A trial court in British Columbia has, for the first time in Canada, found that a standards development organization (“SDO”) owes a duty of care to end users of products that have to meet their standards. Following the decision in More v Bauer Nike Hockey,1 SDOs whose standards are found to be set at an unreasonably low level may be held liable in negligence if the evidence establishes an injury would have been avoided had the product met a higher standard that, as found by the court, ought to have been adopted by the SDO.

The events giving rise to More occurred in 2004. In that year 17 year-old Darren More suffered a devastating brain injury while playing organized ice hockey in Esquimalt, British Columbia. At the time of his accident, More was wearing a Bauer HH5000L hockey helmet.

The defendants at trial were Bauer Nike Hockey Inc and Bauer Hockey Corp, the entities responsible for the design and manufacture of the helmet, and the Canadian Standards Association (the “CSA”), the SDO responsible for developing the standards for ice hockey helmets in Canada and for certifying helmets against the standard.

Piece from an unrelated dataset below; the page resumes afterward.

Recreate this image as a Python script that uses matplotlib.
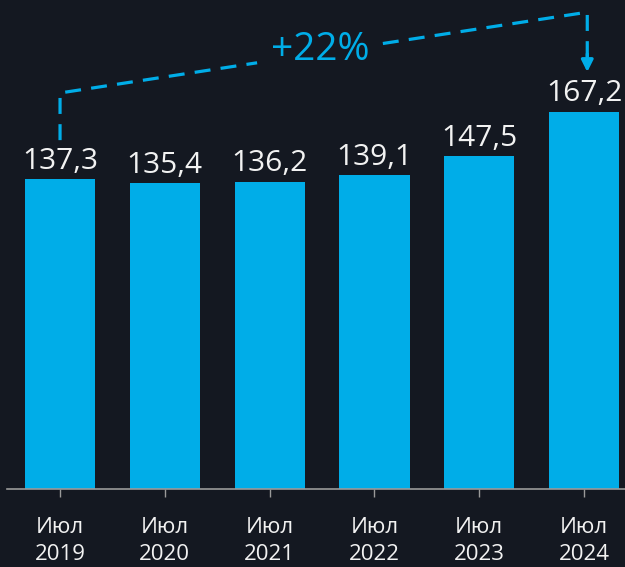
import matplotlib.pyplot as plt

BG = "#141821"
BAR = "#00ADE8"
TXT = "#F2F2F2"

months = ["Июл", "Июл", "Июл", "Июл", "Июл", "Июл"]
years = ["2019", "2020", "2021", "2022", "2023", "2024"]
values = [137.3, 135.4, 136.2, 139.1, 147.5, 167.2]
growth_label = "+22%"

plt.rcParams["font.family"] = ["Open Sans", "DejaVu Sans"]

fig = plt.figure(figsize=(6.25, 5.67), dpi=100, facecolor=BG)
ax = fig.add_axes([7 / 625, 78 / 567, 618 / 625, 489 / 567])
ax.set_facecolor(BG)

x = list(range(len(values)))
ax.bar(x, values, width=0.67, color=BAR)
for xi, v in zip(x, values):
    ax.text(xi, v + 1.5, f"{v:.1f}".replace(".", ","), ha="center", va="bottom",
            fontsize=21.5, color=TXT)

ax.set_xlim(-0.506, 5.39)
ax.set_ylim(0, 216.7)
ax.set_xticks(x)
ax.set_xticklabels([f"{m}\n{y}" for m, y in zip(months, years)],
                   fontsize=16, color=TXT, linespacing=1.4)
ax.tick_params(axis="x", length=6, width=1, color="#9A9A9A", pad=14)
ax.set_yticks([])
for s in ["top", "right", "left"]:
    ax.spines[s].set_visible(False)
ax.spines["bottom"].set_color("#9A9A9A")
ax.spines["bottom"].set_linewidth(1.2)

# growth bracket, diagonal broken around the label
x0, x1 = x[0], x[-1] + 0.03
y_start, y_left, y_right, y_tip = 154.6, 175.5, 211.3, 184.8
gap_a, gap_b = 1.88, 3.08


def on_diag(xv):
    return y_left + (y_right - y_left) * (xv - x0) / (x1 - x0)


dash = dict(color=BAR, lw=2.3, dashes=(5, 3.2))
ax.plot([x0, x0, gap_a], [y_start, y_left, on_diag(gap_a)], **dash)
ax.plot([gap_b, x1, x1], [on_diag(gap_b), y_right, y_tip + 6], **dash)
ax.annotate("", xy=(x1, y_tip), xytext=(x1, y_tip + 8),
            arrowprops=dict(arrowstyle="-|>,head_width=0.35,head_length=0.7",
                            color=BAR, lw=2.3, shrinkA=0, shrinkB=0))
ax.text(2.48, 194.5, growth_label, ha="center", va="center", fontsize=28,
        color=BAR)

fig.savefig("out.png", dpi=100, facecolor=BG)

The plaintiffs, More and his parents, alleged that the CSA knew or ought to have known that the standards it set relating to ice hockey helmets were inadequate. They claimed that the CSA had a duty to develop helmet standards sufficient to prevent the risk of serious head injury and that the CSA had breached this duty.

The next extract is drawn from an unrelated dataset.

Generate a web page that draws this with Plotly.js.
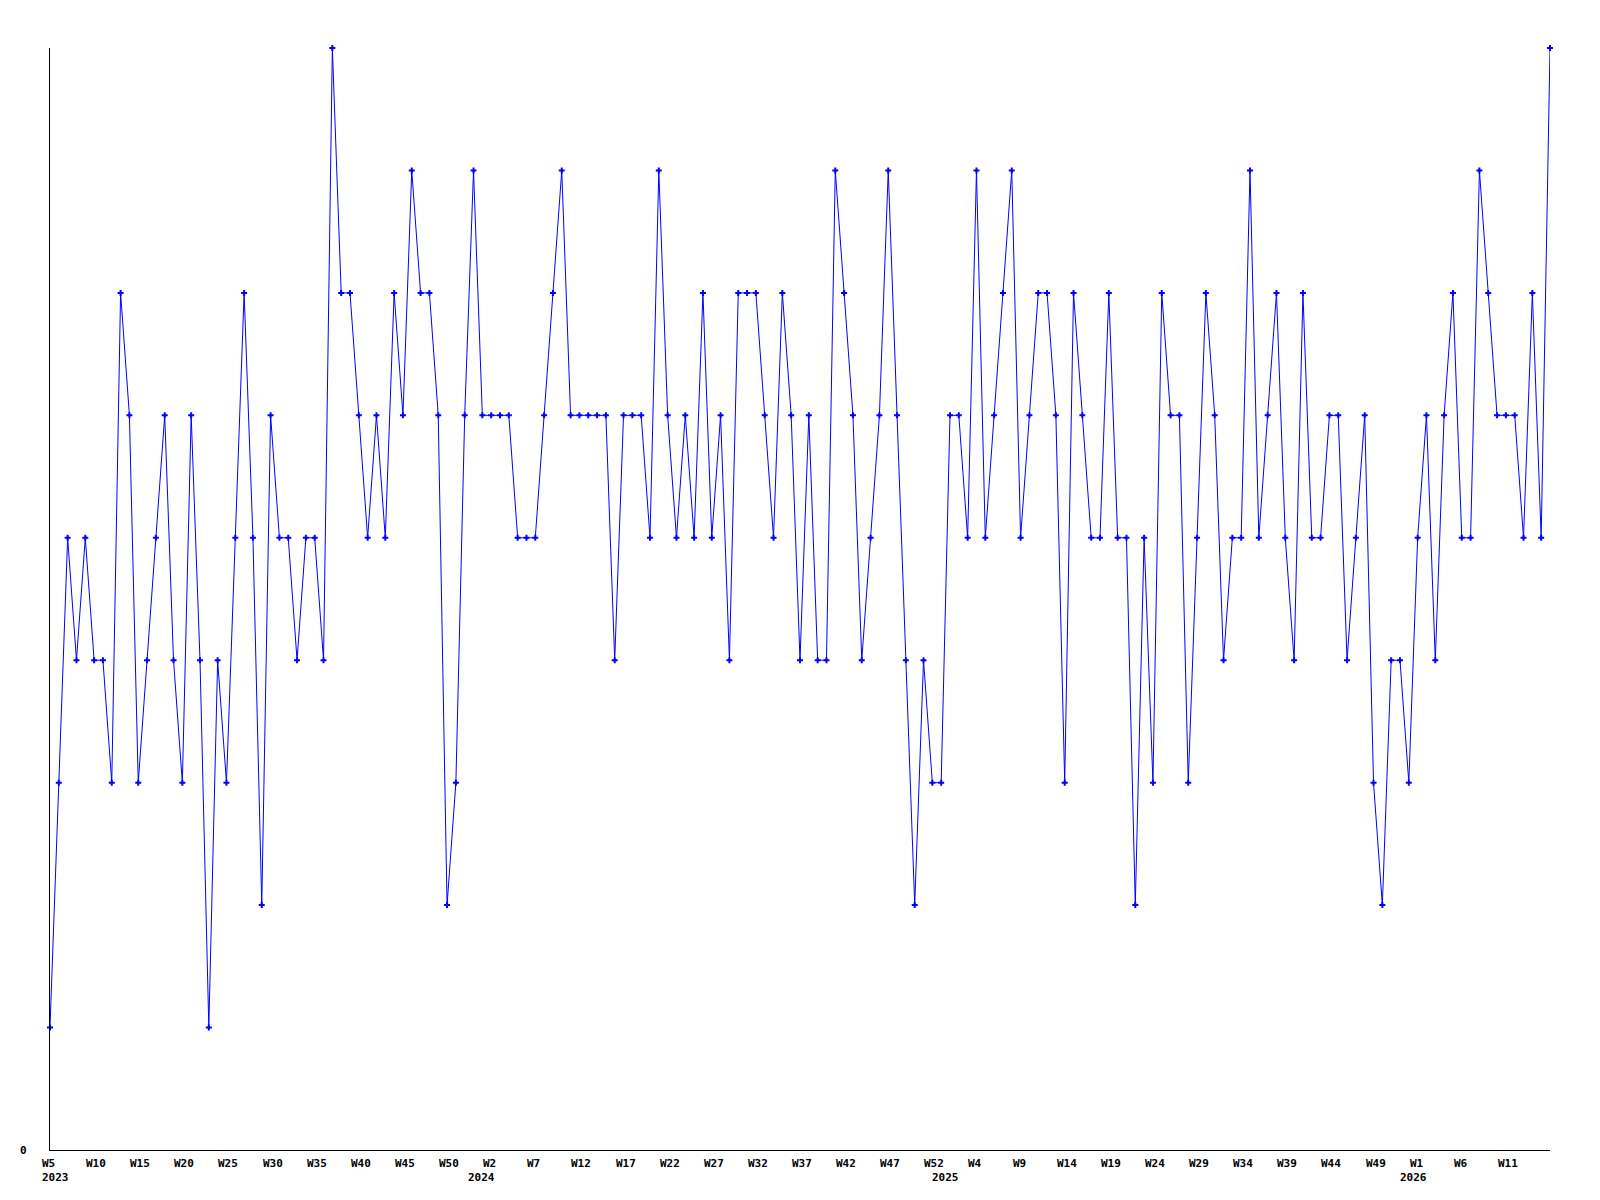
<!DOCTYPE html>
<html>
<head>
<meta charset="utf-8">
<script src="https://cdn.plot.ly/plotly-3.0.1.min.js"></script>
<style>
  html, body { margin: 0; padding: 0; background: #ffffff; }
  #chart { width: 1600px; height: 1200px; }
</style>
</head>
<body>
<div id="chart"></div>
<script>
// Week segments covered by the series: [year, first week, last week]
const weekSegments = [[2023, 5, 53], [2024, 1, 53], [2025, 1, 53], [2026, 1, 16]];

// Weekly values, 2023 W5 onwards
const values = [
  1,3,5,4,5,4,4,3,7,6,
  3,4,5,6,4,3,6,4,1,4,
  3,5,7,5,2,6,5,5,4,5,
  5,4,9,7,7,6,5,6,5,7,
  6,8,7,7,6,2,3,6,8,6,
  6,6,6,5,5,5,6,7,8,6,
  6,6,6,6,4,6,6,6,5,8,
  6,5,6,5,7,5,6,4,7,7,
  7,6,5,7,6,4,6,4,4,8,
  7,6,4,5,6,8,6,4,2,4,
  3,3,6,6,5,8,5,6,7,8,
  5,6,7,7,6,3,7,6,5,5,
  7,5,5,2,5,3,7,6,6,3,
  5,7,6,4,5,5,8,5,6,7,
  5,4,7,5,5,6,6,4,5,6,
  3,2,4,4,3,5,6,4,6,7,
  5,5,8,7,6,6,6,5,7,5,
  9
];

// Tick labels along the x axis (week categories that carry a label)
const tickWeeks = [
  "2023-W5","2023-W10","2023-W15","2023-W20","2023-W25","2023-W30","2023-W35","2023-W40","2023-W45","2023-W50",
  "2024-W2","2024-W7","2024-W12","2024-W17","2024-W22","2024-W27","2024-W32","2024-W37","2024-W42","2024-W47","2024-W52",
  "2025-W4","2025-W9","2025-W14","2025-W19","2025-W24","2025-W29","2025-W34","2025-W39","2025-W44","2025-W49",
  "2026-W1","2026-W6","2026-W11"
];
const tickText = [
  "W5","W10","W15","W20","W25","W30","W35","W40","W45","W50",
  "W2","W7","W12","W17","W22","W27","W32","W37","W42","W47","W52",
  "W4","W9","W14","W19","W24","W29","W34","W39","W44","W49",
  "W1","W6","W11"
];
// Year labels and the (fractional) week index where each year begins on the axis
const yearLabels = ["2023","2024","2025","2026"];
const yearAt = [0, 48.3, 100.9, 153.9];

const yTickVals = [0];
const yTickText = ["0"];

// Build week categories
const weeks = [];
weekSegments.forEach(function (s) {
  for (let w = s[1]; w <= s[2]; w++) weeks.push(s[0] + "-W" + w);
});
const xs = weeks.slice(0, values.length);

const labelFont = { family: "DejaVu Sans Mono, Liberation Mono, monospace", size: 11, color: "#000000", weight: "bold" };

const annotations = [];
tickWeeks.forEach(function (wk, i) {
  annotations.push({
    x: weeks.indexOf(wk), xref: "x", y: 0, yref: "paper",
    text: tickText[i], showarrow: false, xanchor: "left", yanchor: "top",
    xshift: -10, yshift: -5, font: labelFont
  });
});
yearLabels.forEach(function (yl, i) {
  annotations.push({
    x: yearAt[i], xref: "x", y: 0, yref: "paper",
    text: yl, showarrow: false, xanchor: "left", yanchor: "top",
    xshift: -10, yshift: -19, font: labelFont
  });
});
yTickVals.forEach(function (v, i) {
  annotations.push({
    x: 0, xref: "paper", y: v, yref: "y",
    text: yTickText[i], showarrow: false, xanchor: "right", yanchor: "middle",
    xshift: -21, font: labelFont
  });
});

const trace = {
  type: "scatter",
  mode: "lines+markers",
  x: xs.map(function (w) { return weeks.indexOf(w); }),
  y: values,
  line: { color: "#0000ff", width: 1 },
  marker: { color: "#0000ff", symbol: "cross", size: 5 },
  cliponaxis: false,
  hoverinfo: "skip"
};

const layout = {
  width: 1600,
  height: 1200,
  margin: { l: 50, r: 50, t: 48, b: 50, pad: 0 },
  paper_bgcolor: "#ffffff",
  plot_bgcolor: "#ffffff",
  showlegend: false,
  xaxis: {
    type: "linear",
    range: [0, values.length - 1],
    showgrid: false, zeroline: false,
    showline: true, linecolor: "#000000", linewidth: 1,
    showticklabels: false, ticks: ""
  },
  yaxis: {
    range: [0, 9],
    showgrid: false, zeroline: false,
    showline: true, linecolor: "#000000", linewidth: 1,
    showticklabels: false, ticks: ""
  },
  annotations: annotations
};

Plotly.newPlot("chart", [trace], layout, { displayModeBar: false, staticPlot: true });
</script>
</body>
</html>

The CSA argued that it owed no duty of care to the plaintiffs on the basis that there was insufficient proximity between the CSA and end users to ground a duty of care and that, in any event, policy considerations militated against imposing such a duty.

The BC Supreme Court found there was sufficient proximity to found a duty of care primarily because all persons playing organized hockey in Canada are required to wear a CSA-approved helmet and any hockey helmet that is not certified by the CSA is considered a “hazardous product” that cannot be sold here.

In going on to consider whether there were any policy reasons that should derogate from this duty, the court considered, and seemingly gave little weight to, a number of factors including that the CSA is largely a volunteer organization with a public service aspect to its performance and that extending the risk of liability to the CSA might adversely affect its ability to function. The court distinguished prior cases which found SDOs did not owe a duty of care to purchasers whose only losses were economic. It noted that unlike economic losses, personal injuries can never be fully repaired with monetary compensation and thus civil sanctions are justified for personal injury on the basis of justice, punishment, deterrence and education.  

Ultimately, while the court found the CSA owed a duty of care to More, it also found the CSA did not breach this duty in the circumstances, and in any event, that the standard the plaintiffs alleged ought to have been in place would not have prevented More’s injuries. The BC Supreme Court consequently dismissed the plaintiffs’ claims against the CSA.

It remains to be seen whether this decision will be followed in other Canadian jurisdictions. While the More decision will be considered persuasive, it is not binding on courts of other provinces and even if it is followed, it may be confined to cases involving personal injury leaving open the question of its application to cases confined to property damage.